TASK TO COMPLETE: Leave out the pictures, and write out exactly the lines from the beginning of the material to the line holding "ax = fig.add_axes([36", that line included, and nothing else.

SUPPLIED MATERIAL:
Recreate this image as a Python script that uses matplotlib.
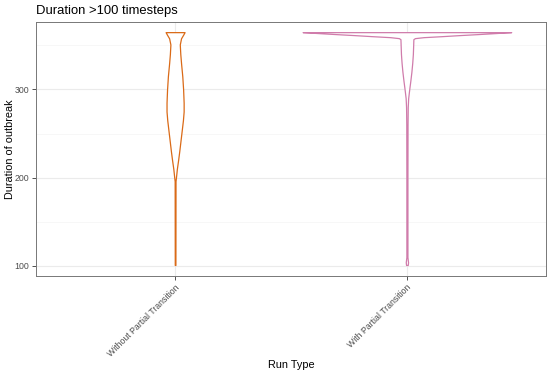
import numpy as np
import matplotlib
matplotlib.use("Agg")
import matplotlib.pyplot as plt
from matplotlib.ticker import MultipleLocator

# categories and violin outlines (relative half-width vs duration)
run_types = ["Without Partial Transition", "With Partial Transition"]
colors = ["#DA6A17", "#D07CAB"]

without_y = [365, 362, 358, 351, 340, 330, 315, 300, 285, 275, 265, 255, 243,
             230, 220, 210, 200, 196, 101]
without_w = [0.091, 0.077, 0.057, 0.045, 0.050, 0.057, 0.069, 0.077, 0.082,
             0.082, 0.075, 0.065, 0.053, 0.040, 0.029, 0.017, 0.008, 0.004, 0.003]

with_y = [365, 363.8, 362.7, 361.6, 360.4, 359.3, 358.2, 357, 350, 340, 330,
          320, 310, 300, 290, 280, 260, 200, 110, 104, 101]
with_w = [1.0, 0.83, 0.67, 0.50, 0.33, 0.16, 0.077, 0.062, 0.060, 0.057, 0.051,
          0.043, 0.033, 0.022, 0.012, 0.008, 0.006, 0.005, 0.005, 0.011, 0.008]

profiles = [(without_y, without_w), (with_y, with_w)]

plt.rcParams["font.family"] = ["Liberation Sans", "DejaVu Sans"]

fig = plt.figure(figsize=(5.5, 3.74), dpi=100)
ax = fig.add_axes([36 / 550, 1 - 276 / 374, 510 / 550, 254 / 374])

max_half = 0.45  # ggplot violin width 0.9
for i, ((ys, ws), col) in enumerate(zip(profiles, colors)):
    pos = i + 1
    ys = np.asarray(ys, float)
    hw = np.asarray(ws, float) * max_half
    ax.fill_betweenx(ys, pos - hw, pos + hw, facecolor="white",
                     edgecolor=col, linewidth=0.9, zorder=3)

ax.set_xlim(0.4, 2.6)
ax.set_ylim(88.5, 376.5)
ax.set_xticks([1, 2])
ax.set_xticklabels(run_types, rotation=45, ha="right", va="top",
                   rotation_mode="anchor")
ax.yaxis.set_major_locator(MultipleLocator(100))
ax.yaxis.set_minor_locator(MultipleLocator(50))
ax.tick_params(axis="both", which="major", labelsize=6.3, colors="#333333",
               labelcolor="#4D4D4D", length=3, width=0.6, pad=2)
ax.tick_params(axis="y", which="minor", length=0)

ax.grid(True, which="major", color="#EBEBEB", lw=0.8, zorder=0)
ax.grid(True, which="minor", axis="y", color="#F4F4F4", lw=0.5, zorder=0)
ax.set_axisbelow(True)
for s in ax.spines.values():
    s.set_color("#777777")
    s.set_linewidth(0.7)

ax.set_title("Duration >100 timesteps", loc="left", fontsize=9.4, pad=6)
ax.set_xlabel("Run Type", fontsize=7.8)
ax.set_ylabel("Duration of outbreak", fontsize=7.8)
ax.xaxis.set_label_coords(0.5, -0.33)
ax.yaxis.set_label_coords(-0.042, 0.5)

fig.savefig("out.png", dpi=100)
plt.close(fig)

ANSWER TO THE TASK:
Recreate this image as a Python script that uses matplotlib.
import numpy as np
import matplotlib
matplotlib.use("Agg")
import matplotlib.pyplot as plt
from matplotlib.ticker import MultipleLocator

# categories and violin outlines (relative half-width vs duration)
run_types = ["Without Partial Transition", "With Partial Transition"]
colors = ["#DA6A17", "#D07CAB"]

without_y = [365, 362, 358, 351, 340, 330, 315, 300, 285, 275, 265, 255, 243,
             230, 220, 210, 200, 196, 101]
without_w = [0.091, 0.077, 0.057, 0.045, 0.050, 0.057, 0.069, 0.077, 0.082,
             0.082, 0.075, 0.065, 0.053, 0.040, 0.029, 0.017, 0.008, 0.004, 0.003]

with_y = [365, 363.8, 362.7, 361.6, 360.4, 359.3, 358.2, 357, 350, 340, 330,
          320, 310, 300, 290, 280, 260, 200, 110, 104, 101]
with_w = [1.0, 0.83, 0.67, 0.50, 0.33, 0.16, 0.077, 0.062, 0.060, 0.057, 0.051,
          0.043, 0.033, 0.022, 0.012, 0.008, 0.006, 0.005, 0.005, 0.011, 0.008]

profiles = [(without_y, without_w), (with_y, with_w)]

plt.rcParams["font.family"] = ["Liberation Sans", "DejaVu Sans"]

fig = plt.figure(figsize=(5.5, 3.74), dpi=100)
ax = fig.add_axes([36 / 550, 1 - 276 / 374, 510 / 550, 254 / 374])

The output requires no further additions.